Above and beyond unveiling their new 3D-printed bike during this month’s Consumer Electronics Show (CES), the French company Sculpteo decided to really show-off its bike’s capabilities by afterwards taking it on 500+ mile ride from Las Vegas to their U.S. office in San Francisco.
Sculpteo says its Darwin Bike is the first fully functional 3D manufactured bike, wherein 70% of its parts are made using 3D printing and laser cutting.
Alexandre d’Orsetti and Piotr Widely started working on the project at the beginning of November, with the goal of demonstrating the effectiveness 3D printing and laser cutting technology can have on bike design and development.

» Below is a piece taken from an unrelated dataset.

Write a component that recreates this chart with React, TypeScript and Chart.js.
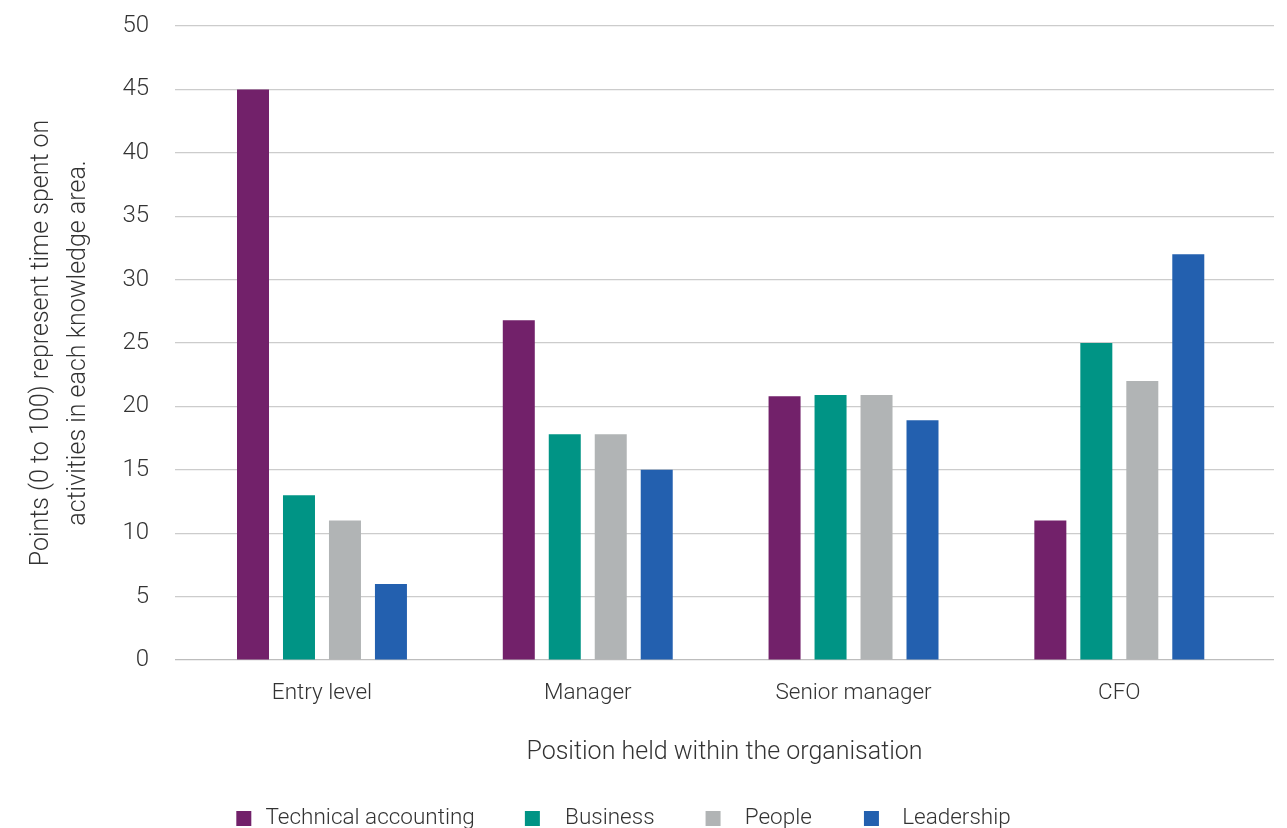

“This diversity of elements, with specific constraints (structure, comfort, settings, etc) allowed us to split the project into several sub-projects, and to choose, for each one of them, which technology and material would fit best.”
Furthermore, he added that digital manufacturing allowed them to produce finished parts, not just models or prototypes. “This means we can work with the materials and their specific characteristics, when conceiving our finished object.
“Having a real, finished object in your hands just two days after ordering it gives a great amount of flexibility and allows to go back and forth many times between different iterations until your object fits its final use.”
“The bike we built is meant to keep adapting and improving according to the challenges it will face and the applications that will be made of it, as well as the feedbacks we’ll get about it.”
According to the latest update, the two designers have since made their way through the Mojave National Reserve and on to Bakersfield, California, where they stopped in order to get some new Sculpteo parts and make a few ‘adjustments” to the bike before undertaking the rest of the journey.